The growing concerns over the magnitude of potential security breaches at Guantánamo came as Pentagon officials said Monday that a Navy sailor who worked at the prison camp was questioned by naval investigators over the weekend and released. They gave no details.

That questioning brought to four the total number of people the military has interrogated in relation to possible espionage at the Cuban detention facility, but a senior military official said about 10 people altogether are under scrutiny.

So far, three men — an Army chaplain and two Arabic-language interpreters, including Airman al-Halabi — who worked at the base with the suspected Qaeda and Taliban prisoners have been arrested, separately. They are all being held on suspicion of espionage.

The most recent arrest happened last week in Boston, involving Ahmed Fathy Mehalba, a civilian translator, who was detained after authorities found that a compact disc he was carrying contained government documents marked "secret."

About three other people are under active surveillance, including the sailor questioned over the weekend and an Air Force service member who was a linguist at the base, two defense officials said. There are about three or four other people who may have had close contacts with the other six, said one of the officials who declined to described them further.

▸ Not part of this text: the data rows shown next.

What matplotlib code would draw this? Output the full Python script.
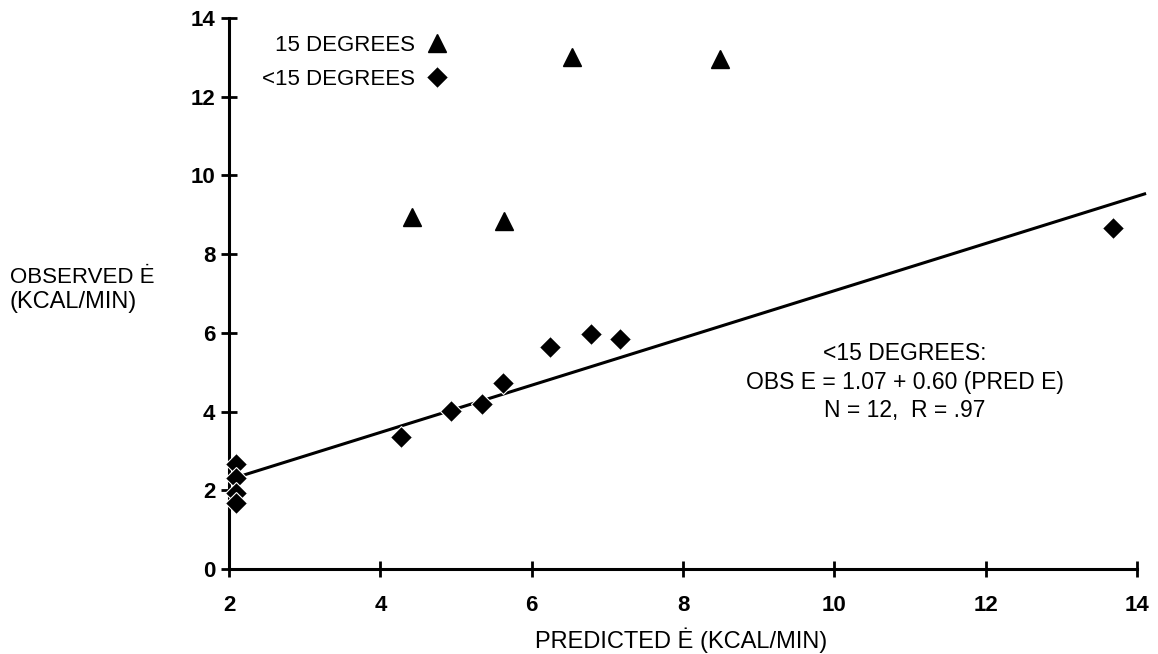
import matplotlib
matplotlib.use("Agg")
import matplotlib.pyplot as plt
from matplotlib import font_manager

plt.rcParams['font.family'] = ['Liberation Sans', 'DejaVu Sans']

# 15 degrees (triangles)
pred_15 = [4.42, 5.63, 6.53, 8.49]
obs_15 = [8.94, 8.84, 13.0, 12.96]

# <15 degrees (diamonds)
pred_lt15 = [2.09, 2.09, 2.09, 2.09, 4.27, 4.93, 5.34, 5.62, 6.24, 6.78, 7.17, 13.68]
obs_lt15 = [2.67, 2.31, 1.93, 1.68, 3.35, 4.01, 4.19, 4.73, 5.64, 5.97, 5.84, 8.66]

# regression for <15 degrees
intercept = 1.07
slope = 0.60
fit_x = [2.0, 14.1]
fit_y = [intercept + slope * v for v in fit_x]

x_ticks = [2, 4, 6, 8, 10, 12, 14]
y_ticks = [0, 2, 4, 6, 8, 10, 12, 14]

# narrow face for the squeezed y label, if there is one
narrow = 'Liberation Sans Narrow'
names = {f.name for f in font_manager.fontManager.ttflist}
if narrow not in names:
    narrow = 'Liberation Sans'

fig = plt.figure(figsize=(11.58, 6.54), dpi=100)
ax = fig.add_axes([0.1978, 0.130, 0.7841, 0.8425])

ax.plot(fit_x, fit_y, color='black', lw=2.2, clip_on=False, zorder=2)
ax.plot(pred_15, obs_15, linestyle='none', marker='^', ms=12.5, color='black',
        label='15 DEGREES', clip_on=False, zorder=3)
ax.plot(pred_lt15, obs_lt15, linestyle='none', marker='D', ms=11.5, color='black',
        mec='white', mew=0.8, label='<15 DEGREES', clip_on=False, zorder=3)

ax.set_xlim(2, 14)
ax.set_ylim(0, 14)
ax.set_xticks(x_ticks)
ax.set_yticks(y_ticks)
ax.set_xticklabels([str(v) for v in x_ticks])
ax.set_yticklabels([str(v) for v in y_ticks])

for s in ['top', 'right']:
    ax.spines[s].set_visible(False)
for s in ['left', 'bottom']:
    ax.spines[s].set_linewidth(2.2)
ax.tick_params(axis='both', direction='inout', length=12, width=2, labelsize=16)
ax.tick_params(axis='y', pad=4)
ax.tick_params(axis='x', pad=13)
for lbl in ax.get_xticklabels() + ax.get_yticklabels():
    lbl.set_fontweight('bold')

leg = ax.legend(loc='upper right', bbox_to_anchor=(0.241, 0.97), frameon=False,
                markerfirst=False, fontsize=16, handletextpad=0.5,
                labelspacing=0.6, handlelength=1.0, borderpad=0,
                borderaxespad=0)

ax.text(10.93, 4.75, '<15 DEGREES:\nOBS E = 1.07 + 0.60 (PRED E)\nN = 12,  R = .97',
        ha='center', va='center', fontsize=16.5, linespacing=1.3)

fig.text(0.0086, 0.575, 'OBSERVED Ė', ha='left', va='center',
         fontsize=16, family=[narrow, 'DejaVu Sans'])
fig.text(0.0086, 0.538, '(KCAL/MIN)', ha='left', va='center', fontsize=17)
fig.text(0.588, 0.021, 'PREDICTED Ė (KCAL/MIN)', ha='center', va='center',
         fontsize=17)

fig.savefig('out.png', dpi=100)
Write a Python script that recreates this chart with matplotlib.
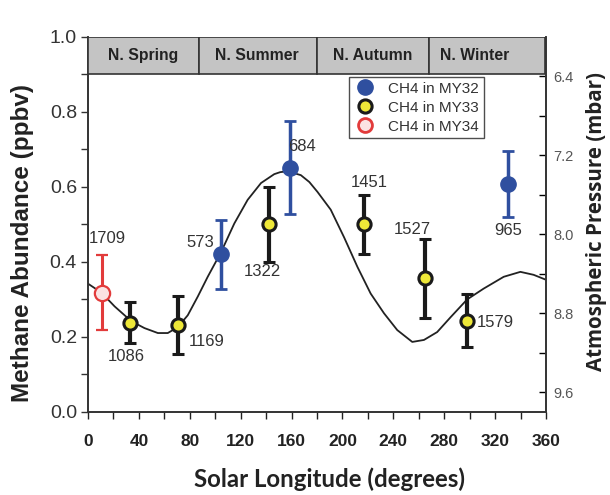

Defense Secretary Donald H. Rumsfeld and other senior Pentagon officials have in recent days sought to give the impression that the military is on top the investigation.

"Historically we know that when you are in a war and you have enemies, that they are going to seek to find ways to advantage themselves and disadvantage you," Mr. Rumsfeld told reporters last Thursday. "It's been so throughout history."

Mr. Rumsfeld also defended the commander of the military interrogation center at the Cuban detainee camp, Maj. Gen. Geoff Miller of the Army.

Privately, however, military officials voice deeper concerns about the scope of any possible spy penetration at the prison camp, and the ultimate goal of any conspiracy. A team of investigators from the United States Southern Command in Miami arrived at the camp last week to review security procedures.